President Mokgweetsi Masisi recently called on the international community to support the country’s quest to sell its current ivory stockpile.
Speaking in Stockholm, Sweden at the ‘Stockholm+50’ recently the President asked fellow United Nations (UN) member states to be considerate to the Convention on International Trade in Endangered Species (CITES) member states Namibia, South Africa, Zimbabwe and Botswana in seeking to sell their ivory
“As a country with the largest herd of African elephants, CITES is a major avenue for addressing conservation, community management and sustainability in wildlife issues in keeping with the Principles and Recommendations of the Declaration,” Botswana President said.
He said Botswana’s “huge” elephant population poses a human-animal conflict challenge for which the country needs help in addressing.
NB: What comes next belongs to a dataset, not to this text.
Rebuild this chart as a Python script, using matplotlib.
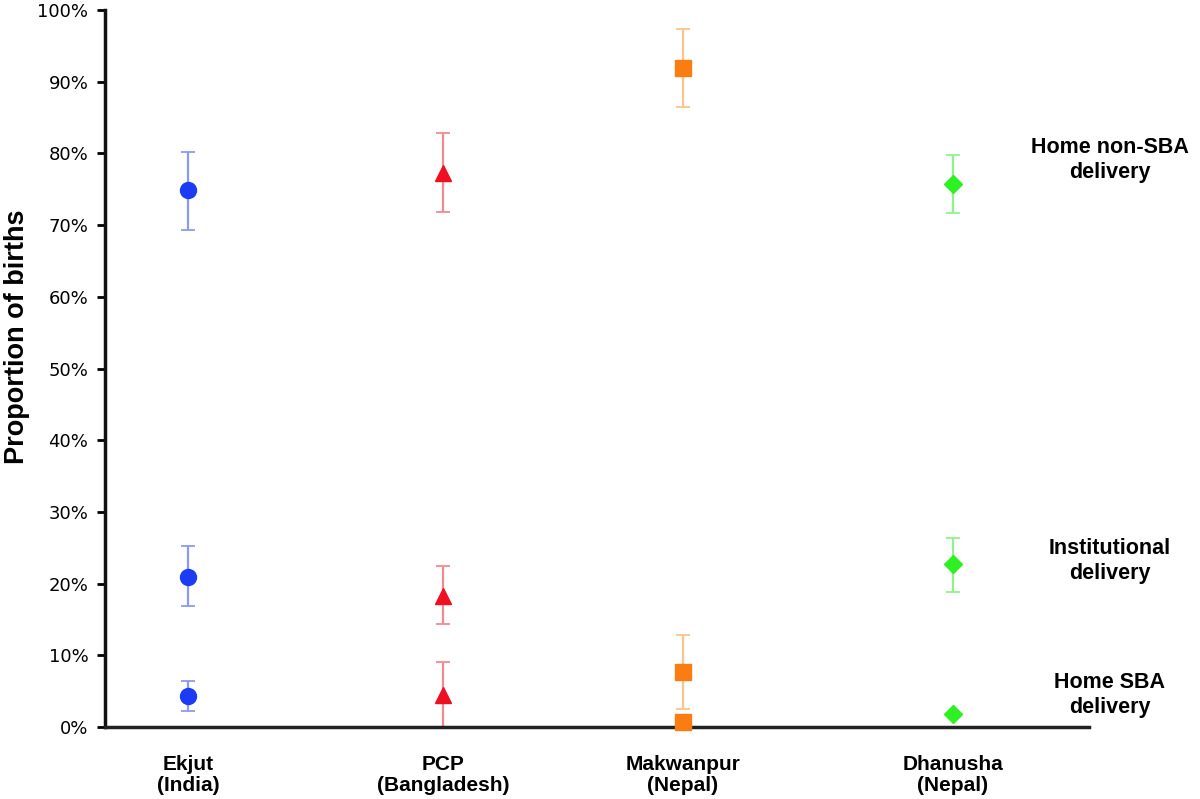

“It is, therefore, my sincere hope that you will be considerate to our cause in seeking to sell our ivory stockpiles.”
President Masisi’s speech came at the back of a just ended elephant conference in Zimbabwe where again the Convention turned down the request by the four countries to sell their ivory stockpile. Zimbabwe had already threatened to quit the Convention in the lead up to the summit citing external interference on its sovereignty.
Zimbabwe sought international support to be allowed to sell its stockpile of seized ivory, saying the $600 million it expects to earn from the sale is urgently needed for conservation purposes in relation to what they said was a rapidly growing elephant population that threatens to increase cases of human/wildlife conflict.
Prior to the summit officials from the Zimbabwe National Parks and Wildlife Management Authority showed ambassadors from European Union countries the stockpile of ivory tusks that they said have been seized from poachers, and that were collected from elephants died of natural causes.
Botswana also followed their neighbour in threatening to quit CITES following the summit. The Botswana government has however refused to share with this publication information on the size of its ivory stockpile.
Director of the Department of Wildlife and National Parks (DWNP) Botswana Dr. Kabelo Senyatso told the media recently that there was nothing stopping them from quitting.
He said the DWNP had been given a mandate by the government to withdraw from CITES if need be. The Director said they had since identified some other parties to the convention who are willing to leave CITES.
According to records, at continent level the population of elephants reduced from 508 325 (in 2006) to 415 428 (in 2015). The decline was attributed to a major decline in Eastern African elephant population which decreased by half over the same period. The comparatively small populations of West and Central Africa however observed growth over same period. Census results indicated that for Botswana, there was a significant increase in population over the same period. Elephant numbers are estimated through aerial surveys since 1980s.
Numbers have increased over the years with the expansion ranging from the north of the country (where they are mostly found) to the south of and to the west. There is also a significant transboundary movement between Botswana and neighboring states particularly Zimbabwe.